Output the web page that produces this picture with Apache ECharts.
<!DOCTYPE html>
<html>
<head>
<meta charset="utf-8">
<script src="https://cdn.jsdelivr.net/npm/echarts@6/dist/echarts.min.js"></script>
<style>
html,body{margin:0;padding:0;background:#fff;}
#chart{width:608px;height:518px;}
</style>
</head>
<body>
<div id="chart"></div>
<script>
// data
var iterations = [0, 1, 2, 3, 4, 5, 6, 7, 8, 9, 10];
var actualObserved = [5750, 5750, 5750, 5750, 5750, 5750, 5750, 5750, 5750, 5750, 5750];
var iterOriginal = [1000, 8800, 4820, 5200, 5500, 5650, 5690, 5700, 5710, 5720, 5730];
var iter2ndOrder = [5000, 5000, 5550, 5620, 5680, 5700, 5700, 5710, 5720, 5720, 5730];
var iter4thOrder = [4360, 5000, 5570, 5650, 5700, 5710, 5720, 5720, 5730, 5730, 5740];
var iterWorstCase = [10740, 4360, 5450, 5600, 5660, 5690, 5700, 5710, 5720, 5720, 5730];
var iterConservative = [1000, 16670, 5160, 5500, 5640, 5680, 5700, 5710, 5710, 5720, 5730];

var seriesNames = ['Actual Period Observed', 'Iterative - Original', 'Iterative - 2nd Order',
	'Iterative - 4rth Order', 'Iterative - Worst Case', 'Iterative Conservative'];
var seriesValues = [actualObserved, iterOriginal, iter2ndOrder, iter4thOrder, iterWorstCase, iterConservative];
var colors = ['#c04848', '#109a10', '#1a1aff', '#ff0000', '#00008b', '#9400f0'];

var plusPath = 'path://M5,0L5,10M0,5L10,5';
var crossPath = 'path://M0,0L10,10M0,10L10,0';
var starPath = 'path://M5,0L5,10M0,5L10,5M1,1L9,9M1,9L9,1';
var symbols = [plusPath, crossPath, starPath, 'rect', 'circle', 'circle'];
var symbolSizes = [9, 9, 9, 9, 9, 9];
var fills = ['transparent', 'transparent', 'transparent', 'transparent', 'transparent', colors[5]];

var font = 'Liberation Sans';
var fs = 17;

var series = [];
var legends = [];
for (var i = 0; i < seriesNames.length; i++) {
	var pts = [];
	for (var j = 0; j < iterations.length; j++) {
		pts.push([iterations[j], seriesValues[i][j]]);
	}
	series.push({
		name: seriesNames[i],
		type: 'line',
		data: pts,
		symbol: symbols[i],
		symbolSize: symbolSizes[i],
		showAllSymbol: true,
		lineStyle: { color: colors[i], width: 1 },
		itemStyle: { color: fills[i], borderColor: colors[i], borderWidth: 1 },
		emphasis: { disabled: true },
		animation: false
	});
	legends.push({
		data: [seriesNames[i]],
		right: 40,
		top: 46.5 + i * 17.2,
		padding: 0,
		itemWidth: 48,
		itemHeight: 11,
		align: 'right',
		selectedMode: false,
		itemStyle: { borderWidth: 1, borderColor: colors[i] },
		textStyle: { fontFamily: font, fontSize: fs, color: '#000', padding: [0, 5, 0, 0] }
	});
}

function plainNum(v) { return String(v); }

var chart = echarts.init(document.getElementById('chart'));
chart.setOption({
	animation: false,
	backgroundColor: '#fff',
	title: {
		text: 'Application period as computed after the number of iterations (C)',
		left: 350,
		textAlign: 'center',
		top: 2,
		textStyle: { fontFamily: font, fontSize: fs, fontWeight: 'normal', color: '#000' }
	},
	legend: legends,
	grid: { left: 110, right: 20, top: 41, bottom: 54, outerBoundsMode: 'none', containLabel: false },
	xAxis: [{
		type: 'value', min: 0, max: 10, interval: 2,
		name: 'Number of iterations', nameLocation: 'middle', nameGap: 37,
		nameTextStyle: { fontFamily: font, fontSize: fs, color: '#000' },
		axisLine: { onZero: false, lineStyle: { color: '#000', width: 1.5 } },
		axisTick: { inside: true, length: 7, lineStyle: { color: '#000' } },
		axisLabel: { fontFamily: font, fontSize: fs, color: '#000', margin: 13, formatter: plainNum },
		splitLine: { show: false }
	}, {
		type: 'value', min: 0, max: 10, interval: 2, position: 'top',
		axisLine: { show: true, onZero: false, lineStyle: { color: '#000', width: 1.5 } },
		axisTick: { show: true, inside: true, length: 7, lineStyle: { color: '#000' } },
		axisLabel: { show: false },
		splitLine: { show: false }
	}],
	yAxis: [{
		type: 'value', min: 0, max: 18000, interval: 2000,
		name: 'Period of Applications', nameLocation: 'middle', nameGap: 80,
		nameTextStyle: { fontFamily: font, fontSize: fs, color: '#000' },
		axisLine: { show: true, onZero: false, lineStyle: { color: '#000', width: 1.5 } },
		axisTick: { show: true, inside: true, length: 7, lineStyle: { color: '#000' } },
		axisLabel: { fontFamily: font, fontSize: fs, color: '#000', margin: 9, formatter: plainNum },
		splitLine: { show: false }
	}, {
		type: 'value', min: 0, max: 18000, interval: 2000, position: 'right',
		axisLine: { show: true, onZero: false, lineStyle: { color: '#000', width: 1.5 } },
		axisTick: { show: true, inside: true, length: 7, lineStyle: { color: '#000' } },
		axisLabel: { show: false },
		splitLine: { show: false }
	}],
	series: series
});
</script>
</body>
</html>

Aim of the exercise:
Print, unaltered, every line from the beginning of the material down to the line with "var fs = 17;".

Task solution:
Output the web page that produces this picture with Apache ECharts.
<!DOCTYPE html>
<html>
<head>
<meta charset="utf-8">
<script src="https://cdn.jsdelivr.net/npm/echarts@6/dist/echarts.min.js"></script>
<style>
html,body{margin:0;padding:0;background:#fff;}
#chart{width:608px;height:518px;}
</style>
</head>
<body>
<div id="chart"></div>
<script>
// data
var iterations = [0, 1, 2, 3, 4, 5, 6, 7, 8, 9, 10];
var actualObserved = [5750, 5750, 5750, 5750, 5750, 5750, 5750, 5750, 5750, 5750, 5750];
var iterOriginal = [1000, 8800, 4820, 5200, 5500, 5650, 5690, 5700, 5710, 5720, 5730];
var iter2ndOrder = [5000, 5000, 5550, 5620, 5680, 5700, 5700, 5710, 5720, 5720, 5730];
var iter4thOrder = [4360, 5000, 5570, 5650, 5700, 5710, 5720, 5720, 5730, 5730, 5740];
var iterWorstCase = [10740, 4360, 5450, 5600, 5660, 5690, 5700, 5710, 5720, 5720, 5730];
var iterConservative = [1000, 16670, 5160, 5500, 5640, 5680, 5700, 5710, 5710, 5720, 5730];

var seriesNames = ['Actual Period Observed', 'Iterative - Original', 'Iterative - 2nd Order',
	'Iterative - 4rth Order', 'Iterative - Worst Case', 'Iterative Conservative'];
var seriesValues = [actualObserved, iterOriginal, iter2ndOrder, iter4thOrder, iterWorstCase, iterConservative];
var colors = ['#c04848', '#109a10', '#1a1aff', '#ff0000', '#00008b', '#9400f0'];

var plusPath = 'path://M5,0L5,10M0,5L10,5';
var crossPath = 'path://M0,0L10,10M0,10L10,0';
var starPath = 'path://M5,0L5,10M0,5L10,5M1,1L9,9M1,9L9,1';
var symbols = [plusPath, crossPath, starPath, 'rect', 'circle', 'circle'];
var symbolSizes = [9, 9, 9, 9, 9, 9];
var fills = ['transparent', 'transparent', 'transparent', 'transparent', 'transparent', colors[5]];

var font = 'Liberation Sans';
var fs = 17;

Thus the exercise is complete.